Kedua, penulis buku melihat Anies sebagai pejabat publik dari gestur dan kinerja. Boleh dikata, bagian ini hendak mengungkap rahasia di balik ketenangan Anies menghadapi badai kritik. Diawali dengan kupasan pada pidato ”pribumi” yang bikin geger. Keriuhan
buzzer anti-Anies mewarnai jagat media sosial.
Mereka, para Aniesfobia, menuding gubernur DKI telah mempertajam isu pribumi-nonpribumi. Isu ini sangat sensitif, apalagi Pilkada Jakarta 2017 memang telah dibarengi keterbelahan pemilih secara ekstrem. Sebagai calon gubernur kala itu, Anies dituding telah menggunakan modus politik identitas guna meraih kemenangan.
Para kritikus Anies menemukan momentum pada kata ”pribumi”. Sebenarnya, ini hanyalah momentum politik guna menguji ketahanan mental Anies setelah terpilih. Dan terbukti, Anies tak grogi, apalagi kikuk, menghadapi momentum tersebut.
Penulis buku menyebut, kualitas emosional Anies memang memadai karena ia telah ditempa jauh sebelum dirinya menjadi pejabat publik (halaman 94–95). Tempaan masa lalu dipadu kecepatan membaca situasi telah membuat gestur Anies tenang sembari menjaga irama kinerja.
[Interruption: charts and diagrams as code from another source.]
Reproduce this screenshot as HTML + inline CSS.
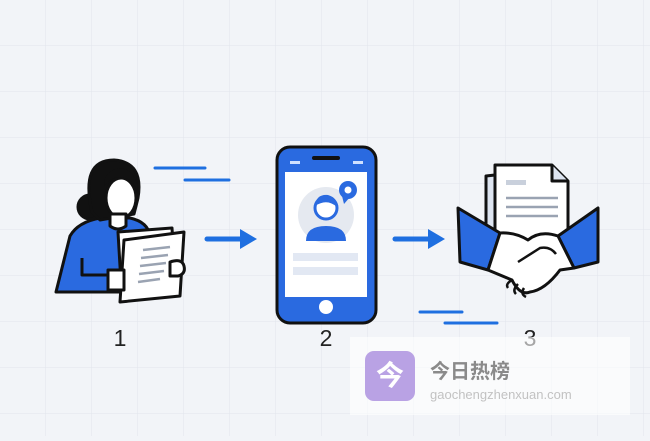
<!DOCTYPE html><html><head><style>body{margin:0;width:650px;height:436px;overflow:hidden;background:#f2f4f8}</style></head><body>
<svg width="650" height="436" xmlns="http://www.w3.org/2000/svg" font-family="Liberation Sans, Noto Sans CJK SC, sans-serif">
<defs><pattern id="g" width="46" height="46" patternUnits="userSpaceOnUse" x="0" y="0"><path d="M46 0V46H0" fill="none" stroke="#e1e5ec" stroke-width="1"/></pattern></defs>
<rect width="650" height="436" fill="#f2f4f8"/><rect width="650" height="436" fill="url(#g)"/>
<g stroke="#1f6fe0" stroke-width="3" stroke-linecap="round"><line x1="155" y1="168" x2="205" y2="168"/><line x1="185" y1="180" x2="229" y2="180"/><line x1="420" y1="312" x2="462" y2="312"/><line x1="445" y1="323" x2="497" y2="323"/><line x1="207" y1="239" x2="243" y2="239" stroke-width="5"/><line x1="395" y1="239" x2="431" y2="239" stroke-width="5"/></g>
<path d="M240 229L257 239L240 249Z M428 229L445 239L428 249Z" fill="#1f6fe0"/>
<!-- person -->
<g stroke="#111" stroke-width="3" stroke-linejoin="round">
<path d="M56 292 L70 236 Q78 222 100 218 L130 218 Q148 222 150 236 L150 292Z" fill="#2a6ae0"/>
<circle cx="90" cy="207" r="12" fill="#111"/>
<path d="M92 212 Q80 160 114 160 Q144 162 138 198 L134 214 L100 220Z" fill="#111"/>
<ellipse cx="121" cy="198" rx="15" ry="20" fill="#fff"/>
<path d="M110 214 L110 226 Q118 232 126 226 L126 214Z" fill="#fff"/>
<path d="M82 258 L82 275 L120 275" fill="none"/>
<path d="M118 232 L172 228 L176 290 L122 300Z" fill="#fff"/>
<path d="M124 240 L184 232 L180 296 L120 302Z" fill="#fff"/>
<path d="M170 262 Q182 258 184 266 Q186 274 178 276 L170 276Z" fill="#fff"/>
<path d="M108 270 L124 270 L124 290 L108 290Z" fill="#fff"/>
</g>
<path d="M104 186 Q114 172 130 180 L138 190 Q136 170 120 168 Q104 170 104 186Z" fill="#111"/>
<g stroke="#9aa3b2" stroke-width="2.5"><line x1="143" y1="250" x2="170" y2="247"/><line x1="141" y1="258" x2="168" y2="255"/><line x1="140" y1="266" x2="166" y2="263"/><line x1="139" y1="274" x2="164" y2="271"/><line x1="138" y1="282" x2="160" y2="279"/></g>
<!-- phone -->
<rect x="277" y="147" width="99" height="176" rx="13" fill="#2a6ae0" stroke="#111" stroke-width="3"/>
<rect x="285" y="172" width="82" height="125" fill="#fff"/>
<rect x="312" y="156" width="28" height="4" rx="2" fill="#111"/>
<rect x="290" y="161" width="10" height="3" fill="#cfe0ff"/><rect x="353" y="161" width="10" height="3" fill="#cfe0ff"/>
<circle cx="326" cy="215" r="28" fill="#e5e9f0"/>
<path d="M306 241 Q306 226 326 226 Q346 226 346 241Z" fill="#2a6ae0"/>
<circle cx="326" cy="208" r="11" fill="#fff" stroke="#2a6ae0" stroke-width="3"/>
<path d="M315 206 Q316 194 328 195 Q338 198 337 207 Q327 198 315 206Z" fill="#2a6ae0"/>
<circle cx="348" cy="190" r="9" fill="#2a6ae0"/><path d="M342 196 L344 204 L350 197Z" fill="#2a6ae0"/><circle cx="348" cy="190" r="3.5" fill="#fff"/>
<rect x="293" y="253" width="65" height="8" fill="#e2e8f3"/><rect x="293" y="267" width="65" height="8" fill="#e2e8f3"/>
<circle cx="326" cy="307" r="7" fill="#fff"/>
<!-- handshake -->
<g stroke="#111" stroke-width="3" stroke-linejoin="round">
<path d="M486 176 L540 170 L540 250 L486 255Z" fill="#dde4f0"/>
<path d="M495 165 L552 165 L568 181 L568 255 L495 255Z" fill="#fff"/>
<path d="M552 165 L552 181 L568 181" fill="#dde4f0"/>
<path d="M458 208 L500 233 L488 270 L460 262Z" fill="#2a6ae0"/>
<path d="M598 208 L598 262 L574 268 L558 236Z" fill="#2a6ae0"/>
<path d="M500 233 L488 270 L512 280 Q520 296 530 292 Q545 290 560 270 L574 268 L558 236 Q540 230 528 240 Q515 232 500 233Z" fill="#fff"/>
</g>
<g stroke="#111" stroke-width="2.5" fill="none"><path d="M518 262 L540 248 Q550 246 556 254"/><path d="M512 280 Q505 284 508 288 M518 284 Q512 290 516 294 M524 288 Q520 294 526 297"/></g>
<rect x="506" y="180" width="20" height="5" fill="#c9d0dc"/>
<g stroke="#9aa3b2" stroke-width="2.5"><line x1="506" y1="198" x2="558" y2="198"/><line x1="506" y1="207" x2="558" y2="207"/><line x1="506" y1="216" x2="558" y2="216"/></g>
<g font-size="23" fill="#222" text-anchor="middle"><text x="120" y="346">1</text><text x="326" y="346">2</text><text x="530" y="346">3</text></g>
<!-- watermark -->
<rect x="350" y="337" width="280" height="78" fill="#fff" opacity="0.6"/>
<rect x="365" y="351" width="50" height="50" rx="9" fill="#b9a2e4"/>
<text x="390" y="385" font-size="28" font-weight="bold" fill="#fff" text-anchor="middle">今</text>
<text x="430" y="378" font-size="20" font-weight="bold" fill="#8a8a8a">今日热榜</text>
<text x="430" y="399" font-size="13" fill="#c2c2c2">gaochengzhenxuan.com</text>
</svg></body></html>
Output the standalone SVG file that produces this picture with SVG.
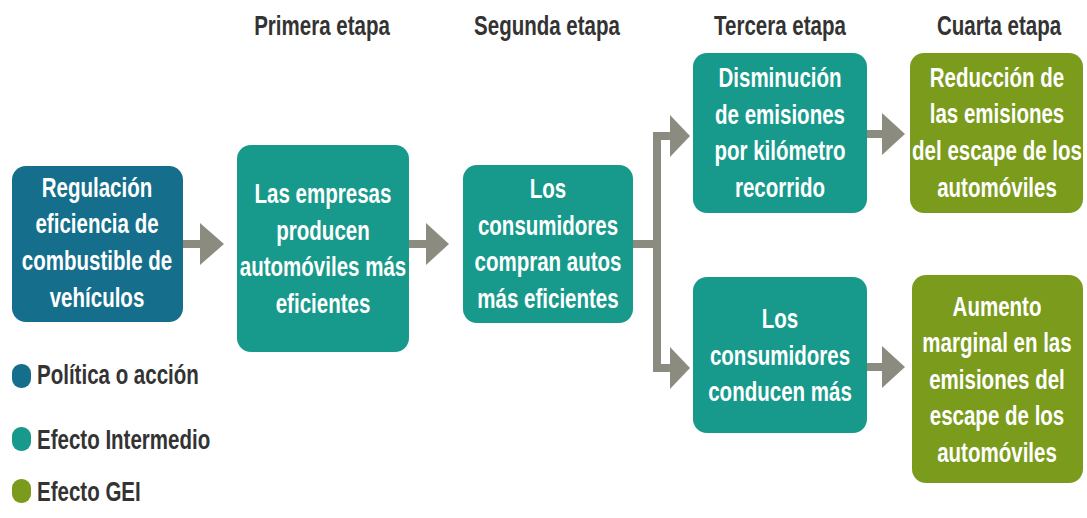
<svg xmlns="http://www.w3.org/2000/svg" width="1087" height="518" viewBox="0 0 1087 518">
<style>
.bx{stroke:none}
.pol{fill:#156f8c}
.int{fill:#179a8b}
.gei{fill:#7b9b1c}
.t{font-family:"Liberation Sans",Arial,sans-serif;font-weight:bold;font-size:27px;fill:#ffffff;text-anchor:middle}
.h{font-family:"Liberation Sans",Arial,sans-serif;font-weight:bold;font-size:27px;fill:#333333;text-anchor:middle}
.lg{font-family:"Liberation Sans",Arial,sans-serif;font-weight:bold;font-size:27px;fill:#333333}
.ar{fill:#8b8b80}
.ln{stroke:#8b8b80;stroke-width:8;fill:none}
</style>
<rect width="1087" height="518" fill="#ffffff"/>
<g id="headers">
<g transform="translate(322 0) scale(0.76 1)"><text class="h" x="0" y="35">Primera etapa</text></g>
<g transform="translate(547 0) scale(0.76 1)"><text class="h" x="0" y="35">Segunda etapa</text></g>
<g transform="translate(780 0) scale(0.76 1)"><text class="h" x="0" y="35">Tercera etapa</text></g>
<g transform="translate(999 0) scale(0.76 1)"><text class="h" x="0" y="35">Cuarta etapa</text></g>
</g>
<g id="connectors">
<line class="ln" x1="183" y1="244" x2="202" y2="244"/>
<polygon class="ar" points="200,223 224,244 200,265"/>
<line class="ln" x1="409" y1="244" x2="428" y2="244"/>
<polygon class="ar" points="426,223 449,244 426,265"/>
<polyline class="ln" points="633,244 657,244"/>
<polyline class="ln" points="673,136 657,136 657,368 673,368"/>
<polygon class="ar" points="670,115 690,136 670,157"/>
<polygon class="ar" points="670,347 690,368 670,389"/>
<line class="ln" x1="867" y1="134" x2="885" y2="134"/>
<polygon class="ar" points="882,113 905,134 882,155"/>
<line class="ln" x1="867" y1="367" x2="885" y2="367"/>
<polygon class="ar" points="882,346 905,367 882,388"/>
</g>
<g id="n1">
<rect class="bx pol" x="12" y="166" width="171" height="156" rx="14"/>
<g transform="translate(97 0) scale(0.76 1)">
<text class="t" x="0" y="197">Regulación</text>
<text class="t" x="0" y="233">eficiencia de</text>
<text class="t" x="0" y="270">combustible de</text>
<text class="t" x="0" y="307">vehículos</text>
</g>
</g>
<g id="n2">
<rect class="bx int" x="237" y="145" width="172" height="207" rx="14"/>
<g transform="translate(323 0) scale(0.76 1)">
<text class="t" x="0" y="203">Las empresas</text>
<text class="t" x="0" y="240">producen</text>
<text class="t" x="0" y="276">automóviles más</text>
<text class="t" x="0" y="313">eficientes</text>
</g>
</g>
<g id="n3">
<rect class="bx int" x="463" y="165" width="170" height="158" rx="14"/>
<g transform="translate(548 0) scale(0.76 1)">
<text class="t" x="0" y="198">Los</text>
<text class="t" x="0" y="235">consumidores</text>
<text class="t" x="0" y="271">compran autos</text>
<text class="t" x="0" y="308">más eficientes</text>
</g>
</g>
<g id="n4">
<rect class="bx int" x="693" y="53" width="174" height="160" rx="14"/>
<g transform="translate(780 0) scale(0.76 1)">
<text class="t" x="0" y="87">Disminución</text>
<text class="t" x="0" y="124">de emisiones</text>
<text class="t" x="0" y="160">por kilómetro</text>
<text class="t" x="0" y="197">recorrido</text>
</g>
</g>
<g id="n5">
<rect class="bx int" x="693" y="277" width="174" height="156" rx="14"/>
<g transform="translate(780 0) scale(0.76 1)">
<text class="t" x="0" y="328">Los</text>
<text class="t" x="0" y="365">consumidores</text>
<text class="t" x="0" y="401">conducen más</text>
</g>
</g>
<g id="n6">
<rect class="bx gei" x="910" y="53" width="173" height="160" rx="14"/>
<g transform="translate(997 0) scale(0.76 1)">
<text class="t" x="0" y="87">Reducción de</text>
<text class="t" x="0" y="123">las emisiones</text>
<text class="t" x="0" y="160">del escape de los</text>
<text class="t" x="0" y="197">automóviles</text>
</g>
</g>
<g id="n7">
<rect class="bx gei" x="912" y="275" width="171" height="208" rx="14"/>
<g transform="translate(997 0) scale(0.76 1)">
<text class="t" x="0" y="316">Aumento</text>
<text class="t" x="0" y="352">marginal en las</text>
<text class="t" x="0" y="389">emisiones del</text>
<text class="t" x="0" y="425">escape de los</text>
<text class="t" x="0" y="462">automóviles</text>
</g>
</g>
<g id="legend">
<rect class="pol" x="12" y="364" width="19" height="24" rx="9"/>
<rect class="int" x="12" y="427" width="19" height="24" rx="9"/>
<rect class="gei" x="12" y="479" width="19" height="24" rx="9"/>
<g transform="translate(37 0) scale(0.76 1)">
<text class="lg" x="0" y="384">Política o acción</text>
<text class="lg" x="0" y="449">Efecto Intermedio</text>
<text class="lg" x="0" y="501">Efecto GEI</text>
</g>
</g>
</svg>
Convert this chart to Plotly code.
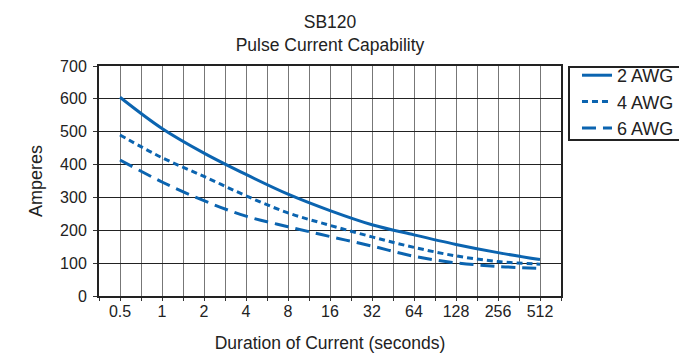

Ketiga, bagian akhir buku, penulis melihat para aktor seputar Anies. Ada kisah Jusuf Kalla, ada cerita Tri Rismaharini, ada lakon Ganjar Pranowo, serta ada pula soal Agus Harimurti Yudhoyono (AHY). Walau ditulis secara terpisah melalui sudut pandang berbeda, sangat jelas terbaca sikap hati-hati penulis dalam mengomentari kiprah para aktor tersebut. Tak bisa sebebas menilai pribadi plus kinerja Anies. Misal, saat mengupas cuitan Ferdinand Hutahaean di
Twitter-nya ihwal Jusuf Kalla (halaman 176–180), penulis harus melihat secara terperinci karena cuitan tersebut berujung pelaporan keluarga Jusuf Kalla ke kepolisian.
Ada nuansa simpatik pada Jusuf Kalla ketika penulis buku ini mengupas soal tersebut. Sebaliknya, terasa pula letupan kritik ketika menyoroti kiprah Menteri Sosial Tri Rismaharani di Jakarta.
Ketika Risma, sapaan akrab Mensos, blusukan ke Sungai Ciliwung (halaman 186–187), spontan tersirat penulis mengkritiknya. Lewat cara membandingkan pada kondisi sungai penuh sampah yang tak sempat disentuh Pemkot Surabaya. Kala itu, Risma masih menjabat sebagai wali kota Surabaya.
***
Buku ini memang sekadar catatan ringan ihwal aktor sentral, Anies Baswedan. Serba-serbi yang tak terlalu berat untuk dibaca. Kupasan mengalir melalui cara memotret Anies dari tiga bagian, yakni figur, kinerja, dan aktor lain sekitarnya. Tentu saja, menimbang pesohor tidaklah mudah. Beginilah Anies apa adanya, begitulah pendukung Anies mewarnainya.